Lori heard “No children.”
It was a statement. She felt Rosemary was interacting with her, but she didn’t know if it was just a response to what she had said or if Rosemary was trying to tell her something.
“Rosemary, were you married?”
“Almost,” was the reply.
Communicating with the dead was not at all how Lori imagined it to be. She needed to ask the right questions or do some research in the newspaper archives.
Lori decided to stay and try to get answers from Rosemary.
“Did you die on your wedding day?”
“Can you give me more than one word answers, Rosemary?” Lori asked frustrated.
This was getting interesting, but Lori was impatient.
Fortunately, someone passed by and asked, “Are you related to Rosemary?”
“No, I was just sitting here. Are you a relative?”
“Yes, as a matter of fact, I am. Rosemary had a tragic life. She was planning to get married, but she died before the wedding.”
“No one knows.”
“Was she murdered?”
“What made you ask that!” The woman was so indignant that she walked away in a huff. Lori knew she had to solve this mystery. She knew it would take a long time trying to get at the truth with Rosemary, but she was determined to try.
Everyday Lori visited Rosemary’s gravesite. She’d ask questions, some days she’d receive cryptic responses and other days receive nothing at all.
After a month, Lori decided to consult a psychic.
She learned that the man Rosemary was planning to marry was named Jonathan Westlake. He had a wife and four children in another state. That was during the time he was courting Rosemary and asked her to marry him.
According to the psychic, Mrs. Westlake, Jonathan’s mother, came to put a stop to Jonathan’s adulterous affair by arranging the disappearance of Rosemary.
“But Rosemary told me she was murdered,” insisted Lori.
After several more sessions, Rosemary was able to communicate the actual facts of her death.
Yes, she did meet with Mrs. Westlake and learned of Jonathan’s wife and family. Rosemary was devastated by the news. She walked home to her parent’s house after the meeting.

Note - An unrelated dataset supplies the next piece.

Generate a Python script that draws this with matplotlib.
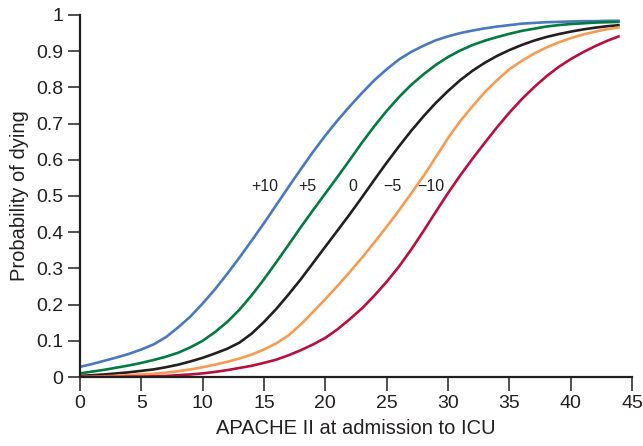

Rosemary’s parents lived on a farm outside of town. She walked that lonely deserted road hundreds of times while growing up there to go to school and to visit with friends. It never bothered her. She enjoyed the exercise, but her mind focused on the betrayal. She plotted in her mind how she would ruin Jonathan Westlake. He sold farm equipment to the various farmers. That was his reason for being there. Her parents were well-known and influential in the town. It was because of her parents and the announcement of her marriage that persuaded other farmers to buy from Jonathan.
Evidently, the elder Mrs. Westlake and her son knew Rosemary could cause trouble for him. Rosemary had to die before she reached the farmhouse. And that was exactly what happened.
“I knew I was being followed,” Rosemary told the psychic. “I heard my name being called by Jonathan. I wasn’t about to stop. I never wanted to see him again. There was nothing he could say that would make this right. He used me!”
“I heard a loud buzzing in my head. It sounded like a swarm of hornets,” Rosemary said sadly.
Lori concluded that Jonathan shot Rosemary in the head. It was confirmed by the psychic.
Jonathan and his mother left that night never to return.
Lori still visits Rosemary’s gravesite. She still finds comfort at the cemetery. She no longer dwells on her failed marriage with Ray and all she gave up for him. She goes to learn what she can about the lives of the men, women and children buried in the old section of the cemetery.
I found this real ghost story interesting — not only to learn about Rosemary, but to learn how Lori’s life turned around. She began volunteering at the Historical Society and writing stories about the lives of those who lived, died and were buried in the local cemetery.